Stated goal: Leave out the pictures and repeat the data exactly.

****************

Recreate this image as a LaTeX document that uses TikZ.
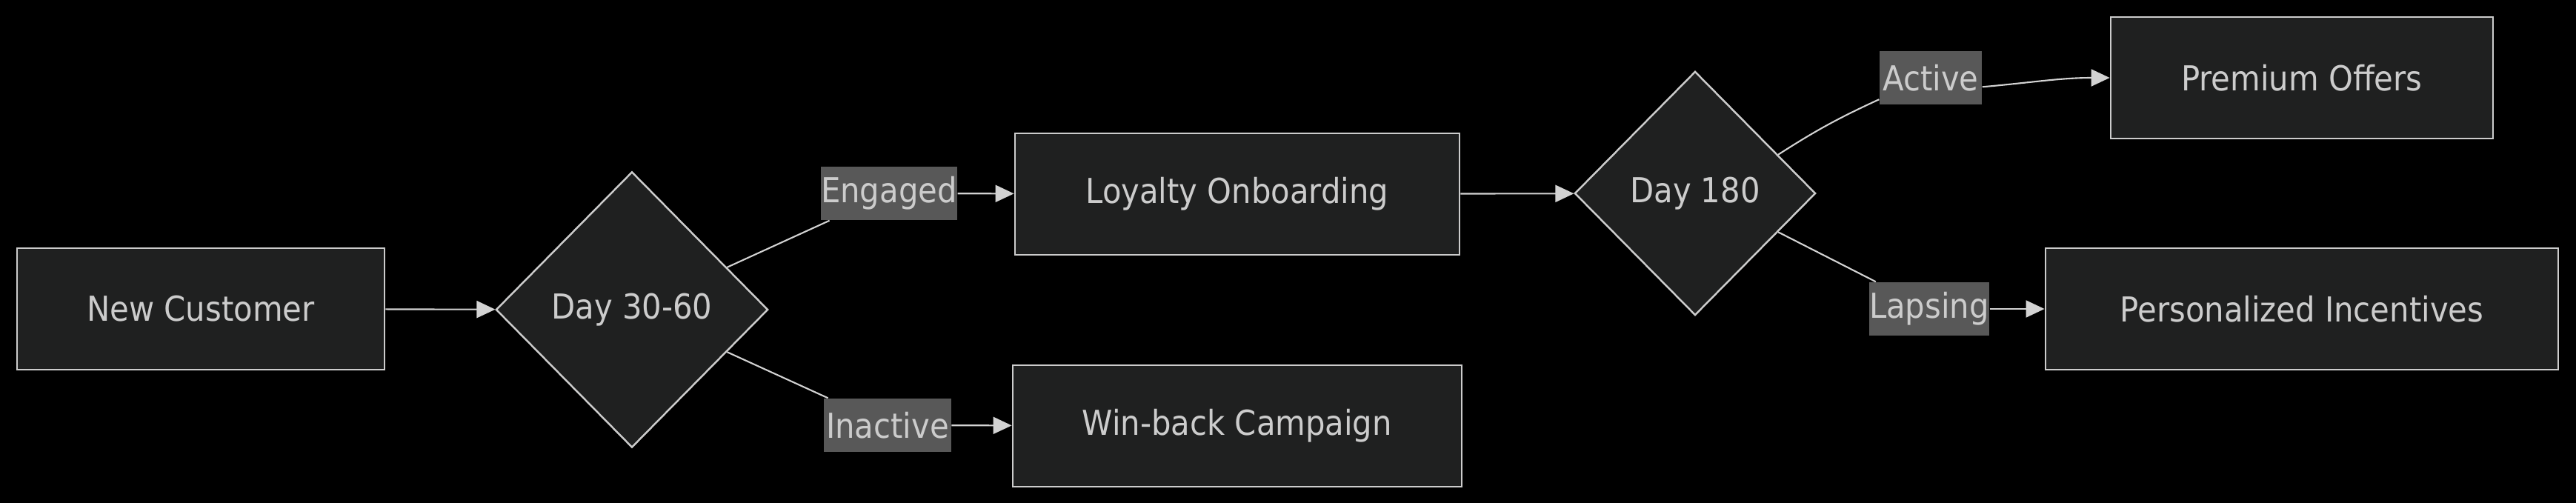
\documentclass[tikz,border=0pt]{standalone}
\usepackage{fontspec}
\setmainfont{DejaVu Sans Condensed}
\usetikzlibrary{shapes.geometric,arrows.meta}
\definecolor{nodefill}{HTML}{1F2020}
\definecolor{nodestroke}{HTML}{CCCCCC}
\definecolor{txt}{HTML}{CCCCCC}
\definecolor{lbl}{HTML}{585858}
\definecolor{edgecol}{HTML}{D3D3D3}
\begin{document}
\begin{tikzpicture}[x=0.01cm,y=-0.01cm,
  font=\fontsize{13.2}{15}\selectfont,
  box/.style={draw=nodestroke, fill=nodefill, line width=0.7pt, text=txt, inner sep=0, minimum height=1.64cm},
  dec/.style={diamond, draw=nodestroke, fill=nodefill, line width=0.7pt, text=txt, inner sep=0},
  elabel/.style={fill=lbl, text=txt, inner sep=0, minimum height=0.72cm},
  link/.style={draw=edgecol, line width=0.6pt},
  arr/.style={link, -{Triangle[length=0.25cm,width=0.23cm]}}]
\useasboundingbox (0,0) rectangle (3477,678);
\fill[black] (-20,-20) rectangle (3497,698);

\node[box, minimum width=4.96cm] (nc) at (271,417) {New Customer};
\node[dec, minimum width=3.67cm, minimum height=3.72cm] (d1) at (853,418) {Day 30-60};
\node[box, minimum width=6.00cm] (lo) at (1670,262) {Loyalty Onboarding};
\node[box, minimum width=6.06cm] (wb) at (1670,575) {Win-back Campaign};
\node[dec, minimum width=3.25cm, minimum height=3.29cm] (d2) at (2288,261) {Day 180};
\node[box, minimum width=5.16cm] (po) at (3107,105) {Premium Offers};
\node[box, minimum width=6.92cm] (pi) at (3107,417) {Personalized Incentives};

\node[elabel, minimum width=1.77cm] (le) at (1200,261) {Engaged};
\node[elabel, minimum width=1.71cm] (li) at (1198,574) {Inactive};
\node[elabel, minimum width=1.38cm] (la) at (2606,105) {Active};
\node[elabel, minimum width=1.56cm] (ll) at (2604,417) {Lapsing};

\draw[arr] (nc) -- (d1);
\draw[link] (d1.24) -- (le);
\draw[arr] (le) -- (lo);
\draw[link] (d1.-24) -- (li);
\draw[arr] (li) -- (wb);
\draw[arr] (lo) -- (d2);
\draw[link] (d2.25) to[bend left=4] (la);
\draw[arr] (la.-10) to[out=5, in=180] (po.west);
\draw[link] (d2.-25) -- (ll);
\draw[arr] (ll) -- (pi);
\end{tikzpicture}
\end{document}
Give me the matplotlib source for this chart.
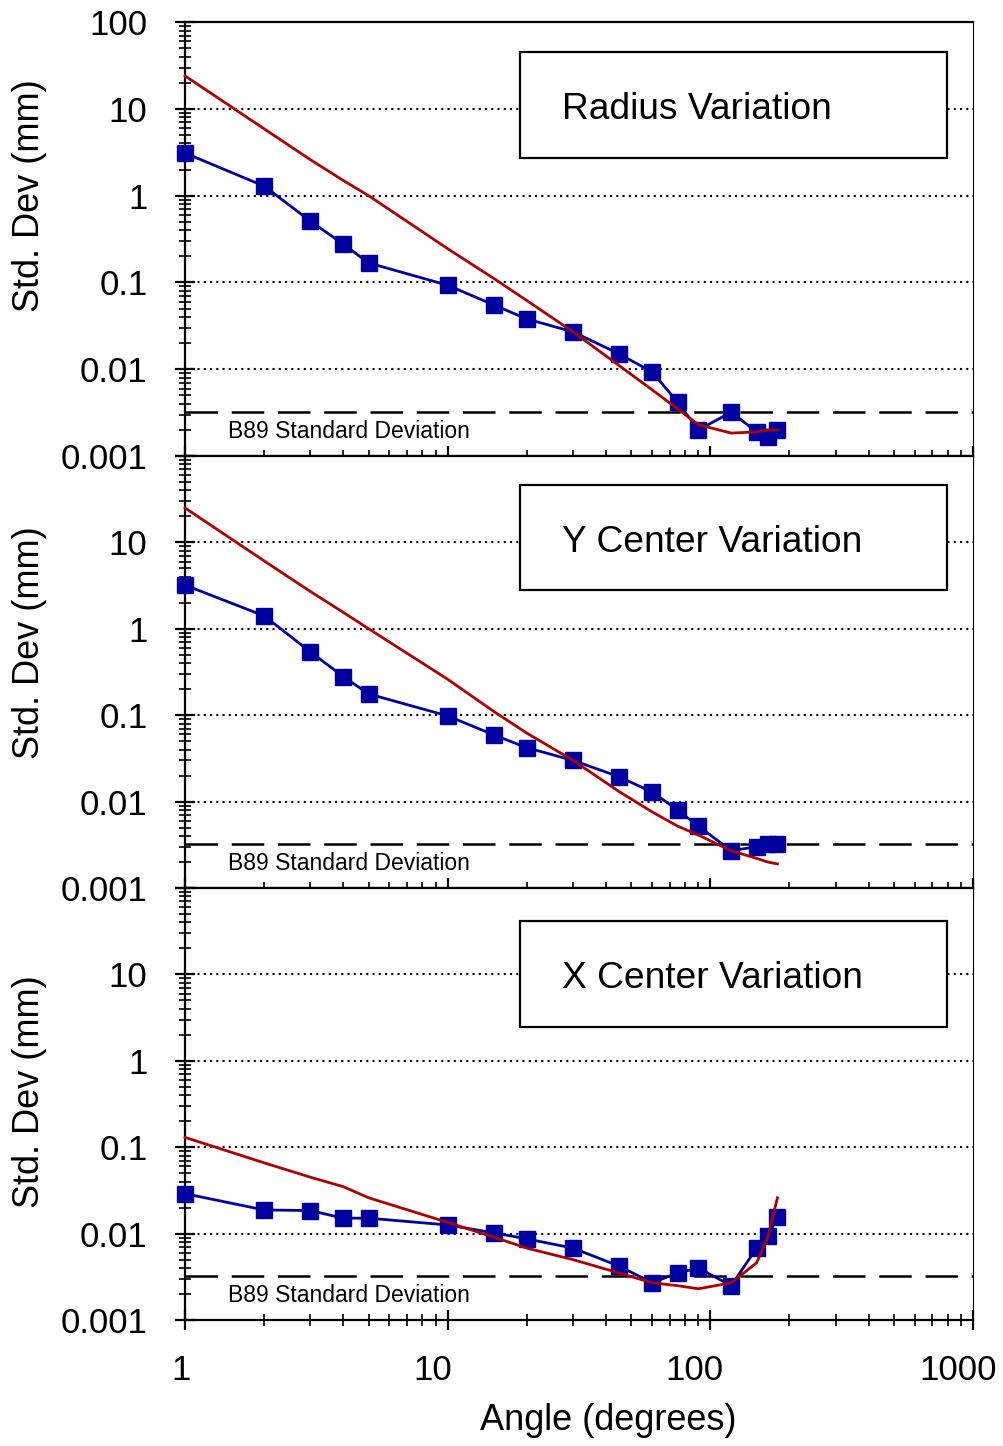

****************

Correct answer:
Recreate this image as a LaTeX document that uses TikZ.
\documentclass[tikz,border=0pt]{standalone}
\usepackage{fontspec}
\setmainfont{DejaVu Sans Condensed}
\usetikzlibrary{shapes.geometric,arrows.meta}
\definecolor{nodefill}{HTML}{1F2020}
\definecolor{nodestroke}{HTML}{CCCCCC}
\definecolor{txt}{HTML}{CCCCCC}
\definecolor{lbl}{HTML}{585858}
\definecolor{edgecol}{HTML}{D3D3D3}
\begin{document}
\begin{tikzpicture}[x=0.01cm,y=-0.01cm,
  font=\fontsize{13.2}{15}\selectfont,
  box/.style={draw=nodestroke, fill=nodefill, line width=0.7pt, text=txt, inner sep=0, minimum height=1.64cm},
  dec/.style={diamond, draw=nodestroke, fill=nodefill, line width=0.7pt, text=txt, inner sep=0},
  elabel/.style={fill=lbl, text=txt, inner sep=0, minimum height=0.72cm},
  link/.style={draw=edgecol, line width=0.6pt},
  arr/.style={link, -{Triangle[length=0.25cm,width=0.23cm]}}]
\useasboundingbox (0,0) rectangle (3477,678);
\fill[black] (-20,-20) rectangle (3497,698);

\node[box, minimum width=4.96cm] (nc) at (271,417) {New Customer};
\node[dec, minimum width=3.67cm, minimum height=3.72cm] (d1) at (853,418) {Day 30-60};
\node[box, minimum width=6.00cm] (lo) at (1670,262) {Loyalty Onboarding};
\node[box, minimum width=6.06cm] (wb) at (1670,575) {Win-back Campaign};
\node[dec, minimum width=3.25cm, minimum height=3.29cm] (d2) at (2288,261) {Day 180};
\node[box, minimum width=5.16cm] (po) at (3107,105) {Premium Offers};
\node[box, minimum width=6.92cm] (pi) at (3107,417) {Personalized Incentives};

\node[elabel, minimum width=1.77cm] (le) at (1200,261) {Engaged};
\node[elabel, minimum width=1.71cm] (li) at (1198,574) {Inactive};
\node[elabel, minimum width=1.38cm] (la) at (2606,105) {Active};
\node[elabel, minimum width=1.56cm] (ll) at (2604,417) {Lapsing};

\draw[arr] (nc) -- (d1);
\draw[link] (d1.24) -- (le);
\draw[arr] (le) -- (lo);
\draw[link] (d1.-24) -- (li);
\draw[arr] (li) -- (wb);
\draw[arr] (lo) -- (d2);
\draw[link] (d2.25) to[bend left=4] (la);
\draw[arr] (la.-10) to[out=5, in=180] (po.west);
\draw[link] (d2.-25) -- (ll);
\draw[arr] (ll) -- (pi);
\end{tikzpicture}
\end{document}
Give me the matplotlib source for this chart.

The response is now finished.